As I teased about last week I recently played around with WSL, which lets you run Linux applications on Windows. This isn’t necessarily very useful, as there isn’t really a lack of native applications on Windows, but it is still interesting from a technical viewpoint.
I created a wip/WSL branch of flatpak that has some workarounds needed for flatpak to work, and wrote some simple docs on how to build and test it.
There are some really big problems with this port. For example, WSL doesn’t support seccomp or network namespaces which removes some of the utility of the sandbox. There is also a bad bug that makes read-only bind-mounts not work for flatpak, which is really unsafe as apps can modify themselves (or the runtime). There were also various other bugs that I reported. Additionally, some apps rely on things on the linux host that don’t exist in the WSL environment (such as pulseaudio, or various dbus services).

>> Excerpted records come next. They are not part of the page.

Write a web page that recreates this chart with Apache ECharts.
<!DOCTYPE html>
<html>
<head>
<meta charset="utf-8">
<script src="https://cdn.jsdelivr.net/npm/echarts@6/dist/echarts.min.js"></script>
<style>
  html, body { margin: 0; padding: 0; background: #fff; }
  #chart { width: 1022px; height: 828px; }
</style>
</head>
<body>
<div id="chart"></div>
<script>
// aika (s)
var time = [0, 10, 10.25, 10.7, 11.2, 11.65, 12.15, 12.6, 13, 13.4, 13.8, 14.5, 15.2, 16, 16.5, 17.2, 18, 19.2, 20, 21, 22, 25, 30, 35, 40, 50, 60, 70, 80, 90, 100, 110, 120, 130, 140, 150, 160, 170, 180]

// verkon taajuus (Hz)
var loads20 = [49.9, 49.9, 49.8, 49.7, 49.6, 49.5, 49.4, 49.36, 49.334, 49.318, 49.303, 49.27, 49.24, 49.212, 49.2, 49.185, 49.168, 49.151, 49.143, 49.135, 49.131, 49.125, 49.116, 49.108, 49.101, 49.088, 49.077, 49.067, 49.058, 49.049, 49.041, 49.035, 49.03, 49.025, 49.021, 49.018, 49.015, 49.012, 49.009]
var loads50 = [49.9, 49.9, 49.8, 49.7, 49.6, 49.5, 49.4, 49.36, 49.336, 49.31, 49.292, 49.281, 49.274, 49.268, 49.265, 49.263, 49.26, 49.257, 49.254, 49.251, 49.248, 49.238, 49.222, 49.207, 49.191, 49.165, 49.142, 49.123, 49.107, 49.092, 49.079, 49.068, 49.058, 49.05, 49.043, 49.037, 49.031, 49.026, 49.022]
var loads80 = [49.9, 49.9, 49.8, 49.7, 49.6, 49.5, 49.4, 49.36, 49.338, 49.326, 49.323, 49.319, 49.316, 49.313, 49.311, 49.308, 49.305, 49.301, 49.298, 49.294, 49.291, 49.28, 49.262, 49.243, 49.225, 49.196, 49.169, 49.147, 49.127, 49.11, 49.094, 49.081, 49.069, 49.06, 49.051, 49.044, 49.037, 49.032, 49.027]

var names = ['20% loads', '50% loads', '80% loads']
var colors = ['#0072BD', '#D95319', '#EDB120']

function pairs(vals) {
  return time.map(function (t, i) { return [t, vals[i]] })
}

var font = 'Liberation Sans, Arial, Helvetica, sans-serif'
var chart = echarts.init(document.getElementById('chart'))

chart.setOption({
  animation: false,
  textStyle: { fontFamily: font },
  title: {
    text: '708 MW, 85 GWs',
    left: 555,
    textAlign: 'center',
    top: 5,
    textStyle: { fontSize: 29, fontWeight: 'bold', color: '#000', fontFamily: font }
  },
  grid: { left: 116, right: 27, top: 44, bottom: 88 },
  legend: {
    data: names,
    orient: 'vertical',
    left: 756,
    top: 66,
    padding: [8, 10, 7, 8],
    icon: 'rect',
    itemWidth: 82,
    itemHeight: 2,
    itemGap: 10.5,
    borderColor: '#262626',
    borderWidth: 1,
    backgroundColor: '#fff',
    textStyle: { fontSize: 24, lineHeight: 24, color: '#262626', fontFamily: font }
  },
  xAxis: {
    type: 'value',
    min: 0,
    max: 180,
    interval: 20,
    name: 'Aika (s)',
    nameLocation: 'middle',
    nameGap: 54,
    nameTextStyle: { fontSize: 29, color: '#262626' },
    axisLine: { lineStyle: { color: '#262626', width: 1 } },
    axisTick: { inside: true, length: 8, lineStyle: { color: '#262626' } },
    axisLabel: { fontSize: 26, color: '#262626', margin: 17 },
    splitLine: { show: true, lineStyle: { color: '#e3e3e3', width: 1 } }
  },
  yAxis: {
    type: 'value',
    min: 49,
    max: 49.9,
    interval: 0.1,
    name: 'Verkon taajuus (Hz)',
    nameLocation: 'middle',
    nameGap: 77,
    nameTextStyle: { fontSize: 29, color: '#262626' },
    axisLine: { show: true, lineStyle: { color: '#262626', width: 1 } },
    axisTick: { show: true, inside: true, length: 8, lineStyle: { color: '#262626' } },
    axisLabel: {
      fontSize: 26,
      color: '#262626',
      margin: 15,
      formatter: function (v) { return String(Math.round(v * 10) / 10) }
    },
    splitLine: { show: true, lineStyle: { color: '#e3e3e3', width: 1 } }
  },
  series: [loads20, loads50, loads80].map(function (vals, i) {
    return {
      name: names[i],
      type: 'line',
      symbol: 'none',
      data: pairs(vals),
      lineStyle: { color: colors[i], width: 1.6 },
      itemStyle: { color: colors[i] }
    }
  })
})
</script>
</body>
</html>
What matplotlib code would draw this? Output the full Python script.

Still, its amazing that it works as well as it does. I was able to run various games, gnome and kde apps, and even the linux versions of telegram. Massive kudos to the Microsoft developers who worked on this!
I know you crave more screenshots, so here is one:
Hi Alex, I’m not interested in Microsoft Windows but I think your approach can attract more Windows users to help testing GNOME and GNU/Linux applications. I wonder if Snappy and AppImage approaches can do the same thing like this (honestly I like AppImage), I think your approach is cool.
Hi Alex, thanks for your hard work on GNOME and Flatpak!
Hi Ade Malsasa Akbar, yes, I have run AppImages on Windows. You need to install an X server, and need to run ./Your.AppImage –appimage-extract, then ./squashfs-root/AppRun. This is because Windows does not support FUSE (yet).